Monday, December 6, 2021

China cuts RRR 2nd time to free up 1.2T yuan

     China's central bank lowered its reserve requirement for most financial institutions for the second time this year, as expected, saying this should "support the development of the real economy and steadily bring down overall financing costs."
     The People's Bank of China (PBOC) cut the required reserve ratio (RRR) for financial institutions by another 50 basis points as of Dec. 15 and has now cut it by 1 percentage point this year following a similar cut in July.
     PBOC said the move should release 1.2 trillion yuan of liquidity, slightly more than the cut in July that released 1 trillion, and this would allow financial institutions to increase their support to the economy, especially small, medium and micro enterprises.
     It added the RRR cut will lower the cost of capital for financial institutions by around 15 billion yuan a year.

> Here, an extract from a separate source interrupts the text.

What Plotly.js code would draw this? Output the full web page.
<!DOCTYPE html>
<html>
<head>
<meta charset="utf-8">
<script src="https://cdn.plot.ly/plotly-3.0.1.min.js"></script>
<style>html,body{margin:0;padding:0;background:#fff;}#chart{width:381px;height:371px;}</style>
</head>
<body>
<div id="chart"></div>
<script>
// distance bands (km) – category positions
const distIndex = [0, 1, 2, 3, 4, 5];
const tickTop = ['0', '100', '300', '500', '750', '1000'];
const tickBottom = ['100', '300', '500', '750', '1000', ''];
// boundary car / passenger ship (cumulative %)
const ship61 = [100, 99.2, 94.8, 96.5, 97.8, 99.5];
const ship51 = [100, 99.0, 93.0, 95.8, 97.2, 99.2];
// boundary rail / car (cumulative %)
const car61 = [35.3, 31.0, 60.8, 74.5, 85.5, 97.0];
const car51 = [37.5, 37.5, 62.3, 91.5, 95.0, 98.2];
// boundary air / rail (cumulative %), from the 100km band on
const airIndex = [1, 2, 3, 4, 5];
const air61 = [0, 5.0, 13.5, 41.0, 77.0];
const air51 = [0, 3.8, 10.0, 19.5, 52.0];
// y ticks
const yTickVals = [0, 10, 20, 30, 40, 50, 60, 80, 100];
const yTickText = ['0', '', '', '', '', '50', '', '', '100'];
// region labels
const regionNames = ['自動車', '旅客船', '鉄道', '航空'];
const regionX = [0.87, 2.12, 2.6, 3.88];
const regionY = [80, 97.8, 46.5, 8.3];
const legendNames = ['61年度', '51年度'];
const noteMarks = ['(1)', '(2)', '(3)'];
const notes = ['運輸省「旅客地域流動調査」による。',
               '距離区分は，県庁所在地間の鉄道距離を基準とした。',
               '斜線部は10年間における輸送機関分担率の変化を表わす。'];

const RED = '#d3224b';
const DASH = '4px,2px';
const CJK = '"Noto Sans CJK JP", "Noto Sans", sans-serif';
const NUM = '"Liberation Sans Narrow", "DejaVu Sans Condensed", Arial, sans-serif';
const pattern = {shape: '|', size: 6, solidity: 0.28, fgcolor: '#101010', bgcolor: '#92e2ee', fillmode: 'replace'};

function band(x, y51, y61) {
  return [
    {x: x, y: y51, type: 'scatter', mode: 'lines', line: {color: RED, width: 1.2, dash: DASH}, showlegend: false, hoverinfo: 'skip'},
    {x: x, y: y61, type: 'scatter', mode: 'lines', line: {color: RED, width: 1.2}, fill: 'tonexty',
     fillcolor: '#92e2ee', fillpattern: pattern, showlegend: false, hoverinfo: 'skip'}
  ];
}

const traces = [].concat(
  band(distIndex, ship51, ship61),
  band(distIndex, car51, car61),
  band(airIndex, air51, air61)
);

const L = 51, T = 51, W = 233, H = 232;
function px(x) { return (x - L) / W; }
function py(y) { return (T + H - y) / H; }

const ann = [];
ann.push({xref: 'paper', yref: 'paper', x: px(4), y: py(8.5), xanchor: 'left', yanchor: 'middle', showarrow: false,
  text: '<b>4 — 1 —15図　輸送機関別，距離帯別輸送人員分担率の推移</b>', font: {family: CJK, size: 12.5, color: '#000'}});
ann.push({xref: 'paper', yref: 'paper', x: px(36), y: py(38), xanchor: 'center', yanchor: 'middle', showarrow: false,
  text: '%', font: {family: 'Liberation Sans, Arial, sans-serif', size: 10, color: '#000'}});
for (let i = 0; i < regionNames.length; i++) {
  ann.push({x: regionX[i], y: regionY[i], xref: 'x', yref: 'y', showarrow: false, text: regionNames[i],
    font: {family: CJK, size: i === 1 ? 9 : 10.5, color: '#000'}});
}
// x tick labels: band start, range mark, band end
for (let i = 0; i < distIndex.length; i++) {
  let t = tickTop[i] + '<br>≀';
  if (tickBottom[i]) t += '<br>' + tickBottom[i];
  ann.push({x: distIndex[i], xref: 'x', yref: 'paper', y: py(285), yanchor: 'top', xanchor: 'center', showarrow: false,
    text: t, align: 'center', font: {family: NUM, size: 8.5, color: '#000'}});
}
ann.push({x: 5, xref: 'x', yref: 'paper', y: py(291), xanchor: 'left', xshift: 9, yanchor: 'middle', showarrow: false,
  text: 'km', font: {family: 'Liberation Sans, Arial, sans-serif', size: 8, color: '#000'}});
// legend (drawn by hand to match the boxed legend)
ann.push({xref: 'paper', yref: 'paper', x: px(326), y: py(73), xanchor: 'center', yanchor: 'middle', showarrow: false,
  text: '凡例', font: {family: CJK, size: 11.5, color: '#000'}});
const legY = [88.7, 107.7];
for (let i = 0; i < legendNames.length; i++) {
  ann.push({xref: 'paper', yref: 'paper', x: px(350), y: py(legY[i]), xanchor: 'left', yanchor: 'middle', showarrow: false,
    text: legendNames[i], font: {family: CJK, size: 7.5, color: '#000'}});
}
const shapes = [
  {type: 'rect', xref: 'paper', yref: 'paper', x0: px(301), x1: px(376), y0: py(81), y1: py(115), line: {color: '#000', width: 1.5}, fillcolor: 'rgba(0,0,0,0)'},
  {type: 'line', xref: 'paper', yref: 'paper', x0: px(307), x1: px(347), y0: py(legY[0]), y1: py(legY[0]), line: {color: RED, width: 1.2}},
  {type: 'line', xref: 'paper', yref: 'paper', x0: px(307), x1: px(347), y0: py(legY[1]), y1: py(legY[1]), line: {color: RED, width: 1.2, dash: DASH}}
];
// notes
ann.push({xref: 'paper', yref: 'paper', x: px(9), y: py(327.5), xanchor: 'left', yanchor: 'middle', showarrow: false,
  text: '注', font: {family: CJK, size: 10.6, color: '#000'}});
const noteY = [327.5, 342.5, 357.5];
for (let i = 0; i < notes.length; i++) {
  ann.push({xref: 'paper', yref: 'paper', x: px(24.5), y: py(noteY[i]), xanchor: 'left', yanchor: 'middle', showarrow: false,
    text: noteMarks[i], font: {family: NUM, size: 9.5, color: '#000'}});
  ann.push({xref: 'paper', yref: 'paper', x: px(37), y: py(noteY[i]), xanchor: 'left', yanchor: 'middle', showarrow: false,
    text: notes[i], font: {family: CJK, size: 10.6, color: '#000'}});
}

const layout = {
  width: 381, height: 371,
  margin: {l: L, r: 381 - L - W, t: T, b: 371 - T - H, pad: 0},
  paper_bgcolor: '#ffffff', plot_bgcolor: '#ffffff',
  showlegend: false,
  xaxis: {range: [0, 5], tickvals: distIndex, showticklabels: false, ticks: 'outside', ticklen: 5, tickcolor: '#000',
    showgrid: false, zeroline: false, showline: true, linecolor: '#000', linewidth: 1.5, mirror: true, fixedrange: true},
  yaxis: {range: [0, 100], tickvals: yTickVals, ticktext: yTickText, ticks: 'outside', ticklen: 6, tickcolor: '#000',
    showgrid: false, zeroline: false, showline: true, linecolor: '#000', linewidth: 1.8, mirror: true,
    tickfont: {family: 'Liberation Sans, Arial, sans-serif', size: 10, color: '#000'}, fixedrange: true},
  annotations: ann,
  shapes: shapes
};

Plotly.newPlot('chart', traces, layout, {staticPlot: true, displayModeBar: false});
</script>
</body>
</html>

     PBOC operates three different reserve ratios depending on the type of financial institutions said today's cut doesn't apply to those institutions that already employ a 5.0 percent ratio, mainly small rural banks.

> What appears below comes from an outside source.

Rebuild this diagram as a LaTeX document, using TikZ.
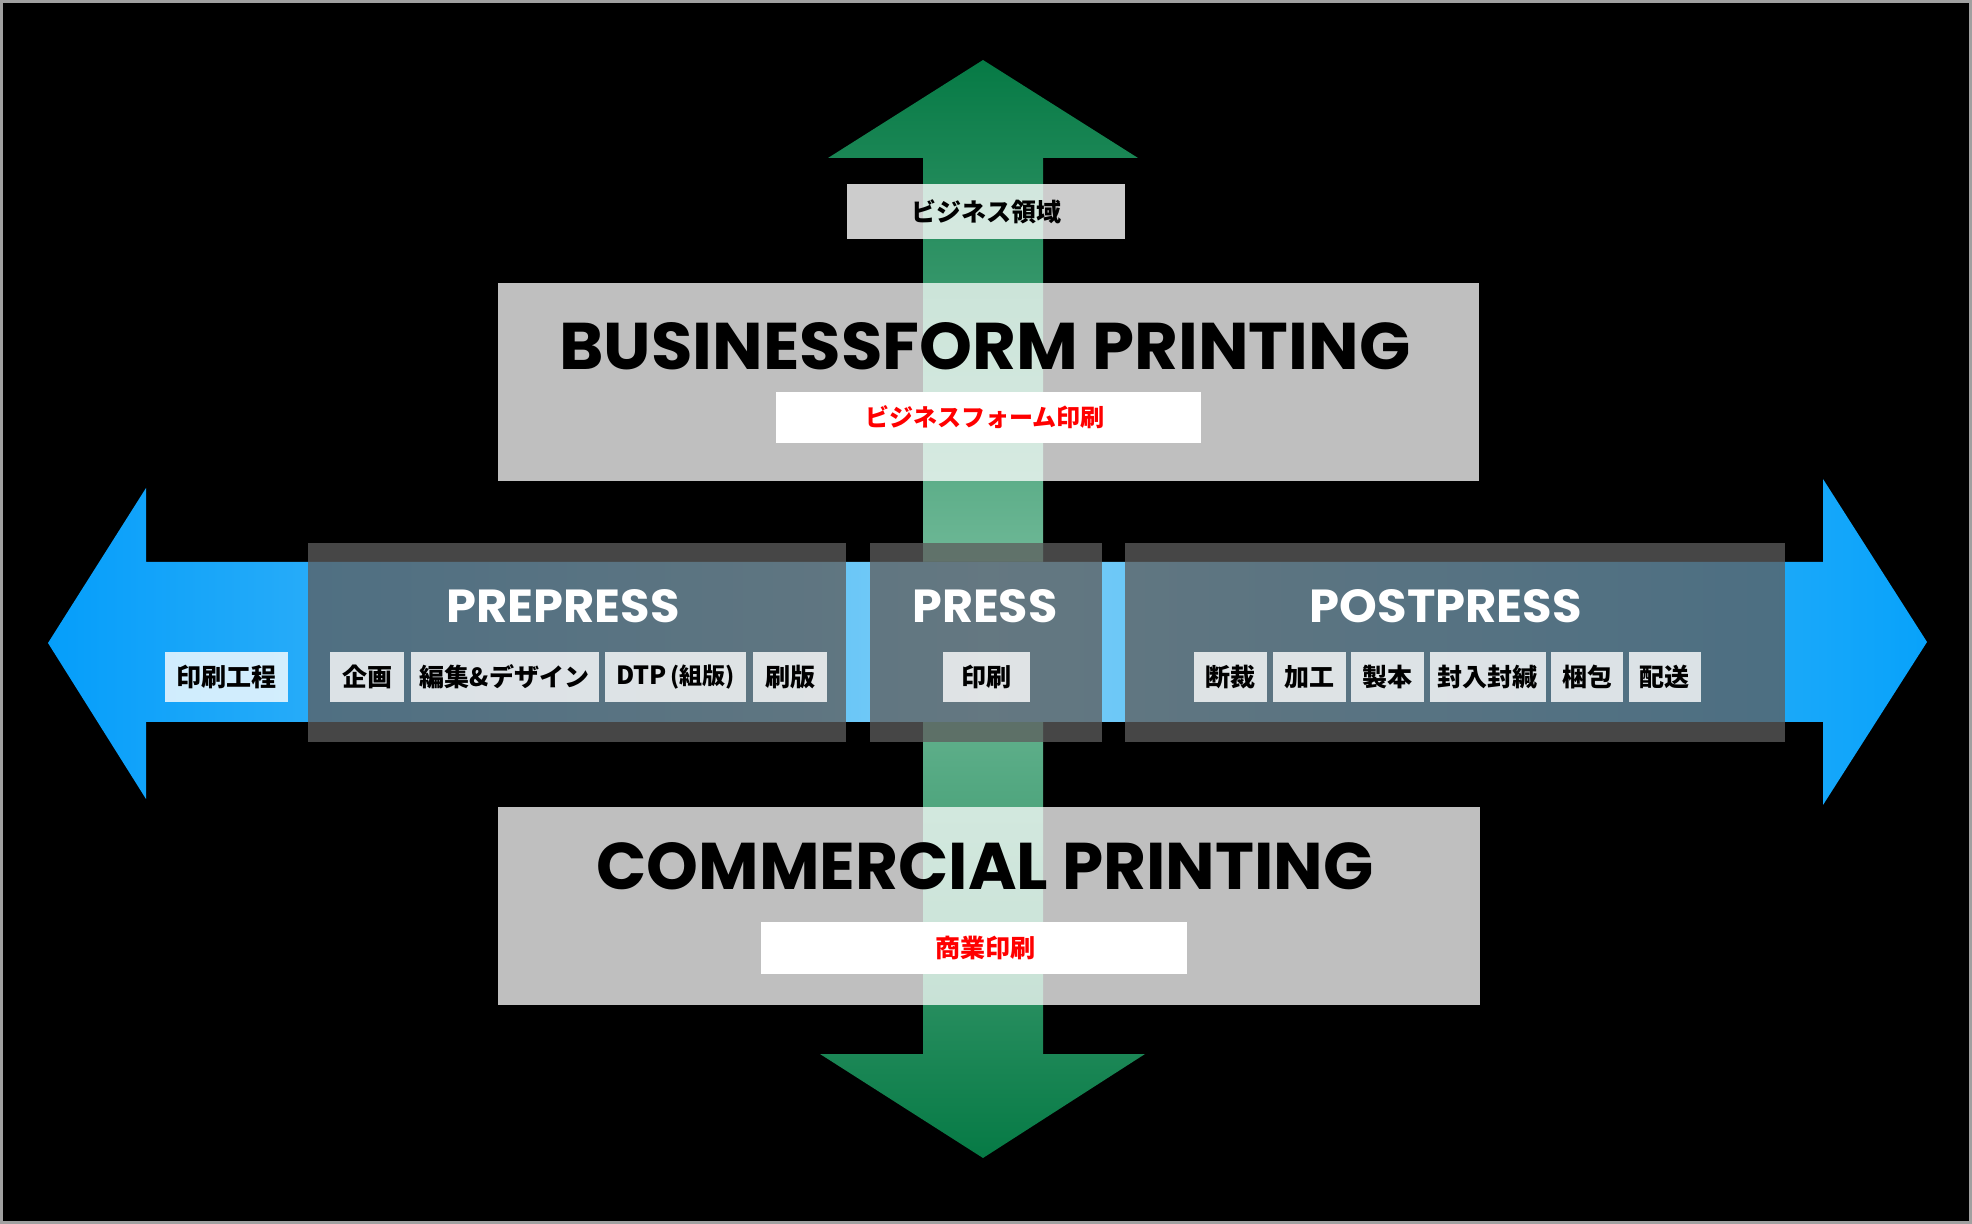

      The weighted average RRR for financial institutions will be 8.4 percent after the cut, down from 8.9 percent previously, and prior to the cut the RRR for large financial institutions was 10.5 percent.
     PBOC said it would continue to implement "a sound monetary policy," and would "keep liquidity adequate at a reasonable level, and keep the growth of money supply and the aggregate financing to the real economy (AFRE) basically in line with the nominal GDP growth.

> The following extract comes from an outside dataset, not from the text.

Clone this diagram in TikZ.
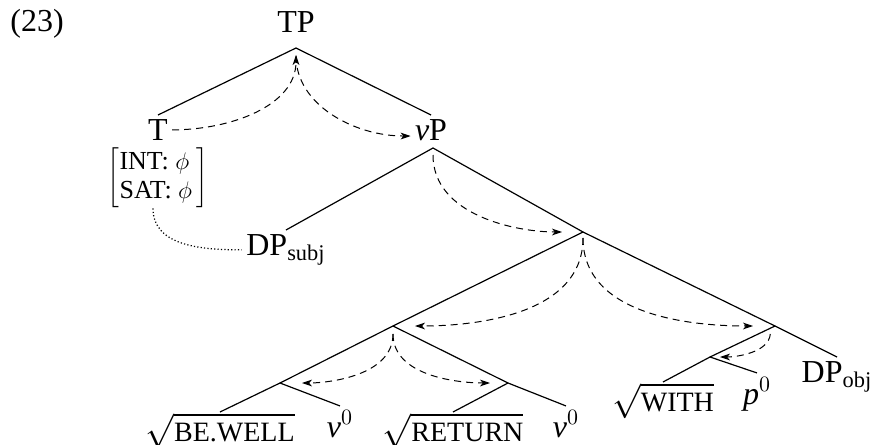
\documentclass[tikz,border=0pt]{standalone}
\usepackage{fontspec}
\setmainfont{Liberation Serif}
\usetikzlibrary{arrows.meta}

% root labels: slightly smaller capitals under a radical
\newcommand\rootcaps[1]{{\fontsize{14pt}{16pt}\selectfont #1}}
\newcommand\rootlab[1]{$\sqrt{\mbox{\rootcaps{#1}}}$}
% feature matrix under T
\newcommand\featmatrix{{\renewcommand\arraystretch{0.93}%
  $\left[\begin{tabular}{@{}l@{\,}}INT: $\phi$\\SAT: $\phi$\end{tabular}\right]$}}

\begin{document}
\begin{tikzpicture}[x=0.5pt,y=-0.5pt,
  font=\fontsize{16pt}{19pt}\selectfont,
  branch/.style={line width=0.6pt},
  lab/.style={inner sep=2pt, anchor=north},
  head/.style={inner sep=2pt, anchor=base},
  rootleaf/.style={inner sep=0.3pt, anchor=north},
  agree/.style={-{Stealth[length=5pt,width=3.4pt,inset=1.4pt]},
                dash pattern=on 3.5pt off 2.5pt, line width=0.5pt},
  link/.style={dash pattern=on 0.6pt off 1.1pt, line width=0.6pt}]
\useasboundingbox (0,0) rectangle (874,445);

% example number
\node (ex) at (37,24) {(23)};

% upper tree
\node (TP) at (296,22) {TP};
\coordinate (tpa) at (296,48);
\node[lab] (T) at (158,115) {T};
\node[lab] (vP) at (431,115) {\textit{v}P};
\coordinate (vpa) at (433,148);
\node[inner sep=0pt, font=\fontsize{13pt}{15.6pt}\selectfont] (feat) at (158,178) {\featmatrix};
\node[lab] (DPs) at (286,230) {DP\textsubscript{subj}};

% branching points
\coordinate (X) at (583,232);
\coordinate (Y) at (393,326);
\coordinate (Z) at (775,326);
\coordinate (U) at (280,383);
\coordinate (V) at (508,383);
\coordinate (W) at (710,357);

% leaves
\node[rootleaf] (bewell) at (220,412) {\rootlab{BE.WELL}};
\node[head] (v1) at (340,437) {\textit{v}$^0$};
\node[rootleaf] (return) at (453,412) {\rootlab{RETURN}};
\node[head] (v2) at (566,437) {\textit{v}$^0$};
\node[rootleaf] (with) at (663,382) {\rootlab{WITH}};
\node[head] (p) at (757,404) {\textit{p}$^0$};
\node[lab] (DPo) at (837,357) {DP\textsubscript{obj}};

% branches
\draw[branch] (T.north) -- (tpa) -- (vP.north);
\draw[branch] (DPs.north) -- (vpa) -- (X);
\draw[branch] (Y) -- (X) -- (Z);
\draw[branch] (U) -- (Y) -- (V);
\draw[branch] (bewell.north) -- (U) -- (v1.north);
\draw[branch] (return.north) -- (V) -- (v2.north);
\draw[branch] (W) -- (Z) -- (DPo.north);
\draw[branch] (with.north) -- (W) -- (p.north);

% feature link
\draw[link] ([xshift=-2.5pt]feat.south) to[out=-90,in=180] (DPs.west);

% agreement paths
\draw[agree, shorten >=3.5pt] (T.east) to[out=0,in=-90] (tpa);
\draw[agree, shorten <=4pt] (tpa) to[out=-90,in=180] ([yshift=-3pt]vP.west);
\draw[agree, shorten <=3.5pt, shorten >=10.5pt] (vpa) to[out=-90,in=180] (X);
\draw[agree, shorten <=3pt, shorten >=11pt] (X) to[out=-90,in=0] (Y);
\draw[agree, shorten <=3pt, shorten >=11pt] (X) to[out=-90,in=180] (Z);
\draw[agree, shorten <=4pt, shorten >=11pt] (Y) to[out=-90,in=0] (U);
\draw[agree, shorten <=4pt, shorten >=9pt] (Y) to[out=-90,in=180] (V);
\draw[agree, shorten <=4pt, shorten >=5pt] ([xshift=-2pt]Z) to[out=-95,in=0] (W);
\end{tikzpicture}
\end{document}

     PBOC often uses the reserve ratio to stimulate economic activity and in 2020 the bank's first move to ease policy at the onset of the COVID-19 pandemic was to cut the ratio for large financial institutions in January after which large amounts of liquidity was injected. 
     In February and April, 2020, the  benchmark interest rate, Loan Prime Rate, was then cut.
     Today's move by PBOC comes after Premier Li Keqiang on Friday said the amount of cash banks have to keep in reserve would be cut at an appropriate time.
      At the same meeting with International Monetary Fund Managing Director Kristalina Georgieva, Li also said China would increase its support for the real economy, especially for small and medium-sized companies.